I have a “Freshman Year” playlist on my iPod.
It’s very small, and wedged in between my behemoth “Country” “Gym” “Indie” and “Christmas” playlists, all of which get a heavy amount of rotation when I’m driving. Although the Christmas one does NOT come out until after Halloween. I need to have some rules when it comes to how many times I can stomach New Kids On The Block’s “This One’s For The Children.” Not that it isn’t a classic. But we get it, Jordan. It’s a very serious message. Just shut up and sing in that falsetto I was in love with as a five year old.
Where was I? Oh yes. The playlist.
i’ll show you, you’re so much better than you know.
It’s a random assortment of songs that all mean a great deal to me. Most of them were blared from my best friend’s computer during the witching hour. I would wake up bleary-eyed at 4 in the morning and creep over to her mouse pad, slowly inching the volume down. Sometimes she would catch me and let me have it. It’s not that I didn’t love the actual tunes coming out of her sound system. I just cannot sleep if the sound isn’t at a decibel only audible to dogs.
So what’s on this playlist? Songs that are sad. Songs that are slow. Songs that really are only played when you’re either deeply in love or horribly depressed. I was definitely the latter my freshman year, as was my best friend. We wore that playlist out. Now, we refer to it as the Suicide Mix. Occasionally, we would wake up in the middle of the night, itching to talk about some pressing issue like boys or schoolwork or our families. No other mix would do. “Do Not Play Unless You Have No Other Choice,” we would joke as she clicked into Kazaa Lite (remember the pre-iTunes days?) and started it up. We’d grab leftover ice cream from our mini-fridge (that also served as the TV stand) and mellow out to the slow, unforgiving melodies.
i will find you darling, i will dry your eyes.
The reason for this walk down memory lane is coming from the yoga studio next to me. I work part time at a wonderful place here in my town, and I get rewarded for my cleaning/dusting/filing/typing efforts with unlimited yoga, a true boon for any athlete whose hips need a good stretch. The teacher instructing the class has on an eclectic mix. Sometimes the teachers play Hindi chants the entire time, some play the drums. I’ve even rocked out a Warrior Three to the wails of Bono as he leads us into a city “Where The Streets Have No Name.” But tonight? Oh, bring on the cooling tones of Sade.

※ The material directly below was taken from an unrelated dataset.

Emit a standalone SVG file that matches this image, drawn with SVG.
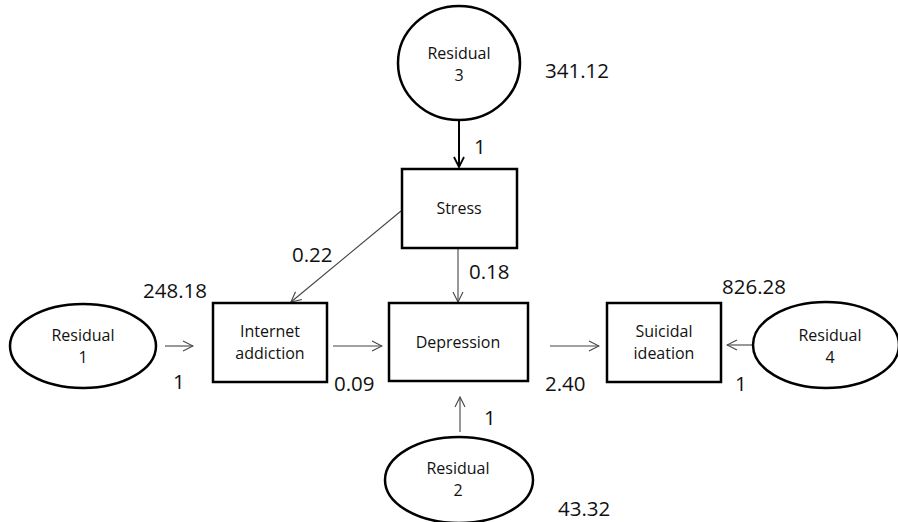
<svg xmlns="http://www.w3.org/2000/svg" width="898" height="522" viewBox="0 0 898 522">
<style>
.shape{fill:#fff;stroke:#000;stroke-width:2.5}
.lbl{font-family:"Open Sans","Noto Sans",sans-serif;font-size:16px;fill:#111;text-anchor:middle}
.num{font-family:"Open Sans","Noto Sans",sans-serif;font-size:20.5px;fill:#111}
.edge{stroke:#444;stroke-width:1.1;fill:none;marker-end:url(#arr)}
</style>
<defs>
<marker id="arr" viewBox="0 0 12 12" refX="11" refY="6" markerWidth="12" markerHeight="12" markerUnits="userSpaceOnUse" orient="auto">
<path d="M1,1 L11,6 L1,11" fill="none" stroke="#444" stroke-width="1.1"/>
</marker>
<marker id="arrb" viewBox="0 0 12 12" refX="11" refY="6" markerWidth="12" markerHeight="12" markerUnits="userSpaceOnUse" orient="auto">
<path d="M1,1 L11,6 L1,11" fill="none" stroke="#000" stroke-width="1.8"/>
</marker>
</defs>
<rect width="898" height="522" fill="#fff"/>
<g id="connectors">
<line x1="459" y1="121" x2="459" y2="167" stroke="#000" stroke-width="2" fill="none" marker-end="url(#arrb)"/>
<line class="edge" x1="401" y1="211" x2="291" y2="302"/>
<line class="edge" x1="458" y1="249" x2="458" y2="302"/>
<line class="edge" x1="165" y1="346" x2="193" y2="346"/>
<line class="edge" x1="333" y1="346" x2="382" y2="346"/>
<line class="edge" x1="550" y1="346" x2="599" y2="346"/>
<line class="edge" x1="752" y1="345" x2="727" y2="345"/>
<line class="edge" x1="460" y1="432" x2="460" y2="397"/>
</g>
<g id="residual3">
<ellipse class="shape" cx="459" cy="63" rx="61" ry="57"/>
<text class="lbl" x="459" y="59">Residual</text>
<text class="lbl" x="459" y="81">3</text>
</g>
<g id="stress">
<rect class="shape" x="402" y="169" width="115" height="79"/>
<text class="lbl" x="459" y="214">Stress</text>
</g>
<g id="internet">
<rect class="shape" x="213" y="303" width="114" height="79"/>
<text class="lbl" x="270" y="337">Internet</text>
<text class="lbl" x="270" y="359">addiction</text>
</g>
<g id="depression">
<rect class="shape" x="389" y="303" width="139" height="78"/>
<text class="lbl" x="458" y="348">Depression</text>
</g>
<g id="suicidal">
<rect class="shape" x="607" y="303" width="114" height="79"/>
<text class="lbl" x="664" y="337">Suicidal</text>
<text class="lbl" x="664" y="359">ideation</text>
</g>
<g id="residual1">
<ellipse class="shape" cx="83" cy="346" rx="73" ry="42"/>
<text class="lbl" x="83" y="341">Residual</text>
<text class="lbl" x="83" y="363">1</text>
</g>
<g id="residual4">
<ellipse class="shape" cx="826" cy="345" rx="73" ry="43"/>
<text class="lbl" x="830" y="341">Residual</text>
<text class="lbl" x="830" y="363">4</text>
</g>
<g id="residual2">
<ellipse class="shape" cx="459" cy="480" rx="74" ry="43"/>
<text class="lbl" x="458" y="474">Residual</text>
<text class="lbl" x="458" y="496">2</text>
</g>
<g id="labels">
<text class="num" x="545" y="78">341.12</text>
<text class="num" x="474" y="154">1</text>
<text class="num" x="292" y="262">0.22</text>
<text class="num" x="469" y="279">0.18</text>
<text class="num" x="143" y="298">248.18</text>
<text class="num" x="722" y="294">826.28</text>
<text class="num" x="173" y="389">1</text>
<text class="num" x="334" y="391">0.09</text>
<text class="num" x="545" y="391">2.40</text>
<text class="num" x="735" y="391">1</text>
<text class="num" x="484" y="425">1</text>
<text class="num" x="558" y="516">43.32</text>
</g>
</svg>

Sade’s “By Your Side” has special meaning to me. When I hear it, I’m automatically in my freshman year dorm, eating ice cream, disposing my deepest secrets to the one who knows me best, and will always know me best. It takes me back to the night we watched cheesy informercials on how to Dial A Date. The time we downloaded old 1950s infomercials on how to use Kotex. Gallons and gallons of chicken fingers from Jonathan’s Burgers from when I would get home late from rehearsal and my roommate would have takeout waiting for me (oh, WHY did you get rid of that place, UCONN? It was a coronary on a plate, but so worth it!). Sitting on the floor after running through the rain and deciding we didn’t have the energy to climb up into our beds, and choosing instead to sleep on the rug. And of course the time when after walking more than two miles in the snow to a callback, we managed to piece together enough money from our spare change box to order Domino’s Pizza, plus some wings (four dollars worth of spare change, people! That takes skills).
oh, when you’re cold, i’ll be there to hold you tight to me.
The friends I acquired at school will last me my entire life. Some I don’t talk to as much as I used to, but all of them hold a deep place in my heart. I will think of them always, and there are times where I don’t really know why they pop into my head. But sometimes, the reason is crystal clear. And sometimes that reason is as simple as “Sade was on the radio.”
When I hear Sade, I remember a very lonely, very sad little girl, who cried as she swayed with the rhythms.
I hear that song now, as a grown, less sad, but wiser woman. I cry. I sway. And I remember.
you think i’d leave your side, baby? you know me better than that.